Dörthe has been working in Germany for the past few years and now lives in a small town called Dülmen, not far from Münster. At the time of the huge influx of refugees four years ago, the churches in Dülmen called for a response from the citizens of the town when it was announced that Dülmen with its population of about 30,000 would be allocated nearly 800 refugees. The response was overwhelmingly positive, with 80 people attending the second meeting, and what emerged was the Dülmen Refugee Initiative. It was so well organized that the town of Dülmen won a prize for their integration work.
The Initiative has 5 tasks:
- A system of family ‘buddies’, with one local family or individual helping one refugee family to settle in the town
- Language teaching through volunteers additionally to the one funded mainly by the state (‘Land’), and the town council. Dörthe co-ordinates the school ‘buddy’ system, which is a bit like our classroom assistants, with volunteers helping refugee children in school when they don’t understand something. Somebody else co-ordinates the whole language teaching project.
- Practical work, like mending old bicycles for refugees to buy cheaply, popularly called the ‘screwdriver teams’ who help when called upon to fit furniture, etc. This increased the local people’s social awareness and led to the formation of a “social warehouse” – something like a gigantic, very cheap, second hand charity furniture shop.
- International café, which is a social event every Friday afternoon held at the Lutheran church, where people can just drop in for a cup of coffee/tea and cake donated by a local bakery, get advice and engage an advocate for legal matters. Dörthe is heavily involved in this, and although the café is open for only two hours, the advising, advocacy and assistance could potentially take all week.
- Community communication, public relations. Dörthe co-ordinates the administration of the plans and decisions they make.
There is also a steering committee in which Dörthe co-ordinates oversight of the whole Initiative with vision building and concept development, ie new ideas and initiatives for eg drivers’ licences, written exams – anything new that crops up. She is thus heavily involved in the Initiative – 2, 4, 5 above and the steering committee.
Dörthe holds a contract with a salary for 19.5 hours work until April 2021, when incidentally her leave of absence from the German Wycliffe expires. The money comes from the church, the Initiative and the Land prize money; it is administered through the church, so she is technically now a half-time church worker. For the remaining hours, she works freelance for NGOs and for the county; they call upon her for her services as they see a need.

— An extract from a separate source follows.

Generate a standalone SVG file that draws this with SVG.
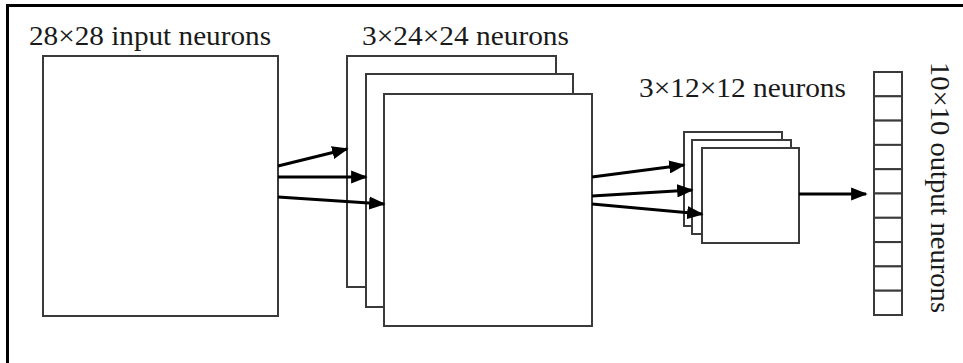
<svg xmlns="http://www.w3.org/2000/svg" width="963" height="363" viewBox="0 0 963 363">
<defs>
<marker id="ah" viewBox="0 0 10 8" refX="9" refY="4" markerWidth="5.5" markerHeight="4.4" orient="auto" markerUnits="strokeWidth">
<path d="M0,0 L10,4 L0,8 z" fill="#000"/>
</marker>
<style>
.box{fill:#fff;stroke:#3a3a3a;stroke-width:2}
.cell{fill:#fff;stroke:#3a3a3a;stroke-width:2}
.lbl{font-family:'Liberation Serif','Times New Roman',Times,serif;font-size:28px;fill:#1a1a1a}
.arr{stroke:#000;stroke-width:3;fill:none;marker-end:url(#ah)}
.frame{stroke:#000;stroke-width:3;fill:none}
</style>
</defs>
<rect width="963" height="363" fill="#fff"/>
<path class="frame" d="M7.5,363 V5.5 H963"/>
<g id="input">
<rect class="box" x="43" y="56" width="235" height="260"/>
<text class="lbl" font-family="Liberation Serif" x="29" y="45" textLength="242" lengthAdjust="spacingAndGlyphs">28×28 input neurons</text>
</g>
<g id="conv">
<rect class="box" x="347" y="56" width="209" height="231"/>
<rect class="box" x="366" y="74" width="207" height="233"/>
<rect class="box" x="384" y="94" width="208" height="232"/>
<text class="lbl" font-family="Liberation Serif" x="362" y="45" textLength="207" lengthAdjust="spacingAndGlyphs">3×24×24 neurons</text>
</g>
<g id="pool">
<rect class="box" x="684" y="132" width="98" height="94"/>
<rect class="box" x="692" y="140" width="99" height="94"/>
<rect class="box" x="702" y="148" width="97" height="95"/>
<text class="lbl" font-family="Liberation Serif" x="639" y="97" textLength="207" lengthAdjust="spacingAndGlyphs">3×12×12  neurons</text>
</g>
<g id="output">
<rect class="cell" x="874" y="72" width="28" height="24.3"/>
<rect class="cell" x="874" y="96.3" width="28" height="24.3"/>
<rect class="cell" x="874" y="120.6" width="28" height="24.3"/>
<rect class="cell" x="874" y="144.9" width="28" height="24.3"/>
<rect class="cell" x="874" y="169.2" width="28" height="24.3"/>
<rect class="cell" x="874" y="193.5" width="28" height="24.3"/>
<rect class="cell" x="874" y="217.8" width="28" height="24.3"/>
<rect class="cell" x="874" y="242.1" width="28" height="24.3"/>
<rect class="cell" x="874" y="266.4" width="28" height="24.3"/>
<rect class="cell" x="874" y="290.7" width="28" height="24.3"/>
<text class="lbl" font-family="Liberation Serif" transform="translate(931,62) rotate(90)" x="0" y="0" textLength="251" lengthAdjust="spacingAndGlyphs">10×10 output neurons</text>
</g>
<g id="connectors">
<line class="arr" x1="278" y1="166" x2="347" y2="149"/>
<line class="arr" x1="278" y1="177" x2="366" y2="177"/>
<line class="arr" x1="278" y1="197" x2="384" y2="204"/>
<line class="arr" x1="592" y1="177" x2="684" y2="165"/>
<line class="arr" x1="592" y1="196" x2="692" y2="190"/>
<line class="arr" x1="592" y1="204" x2="702" y2="214"/>
<line class="arr" x1="799" y1="194" x2="866" y2="194"/>
</g>
</svg>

Paul Tench adds: Dörthe loves the work; she is in her element and gets great delight in serving. She is keeping well, very active and busy and has a lot to offer, not only on account of her experience and expertise, but also with her organizational skills and serving heart. She is committed to the Lutheran church in Dülmen and appreciates the ministry from the three pastors there. She is involved in counselling and mobilizing integration in the church, and in Bible studies with a group of refugees and a women’s group in Lette, where her sister and family live. They also attend the same church in Dülmen and provide a good, solid, Christian family environment. They long to see conversions among the people they serve.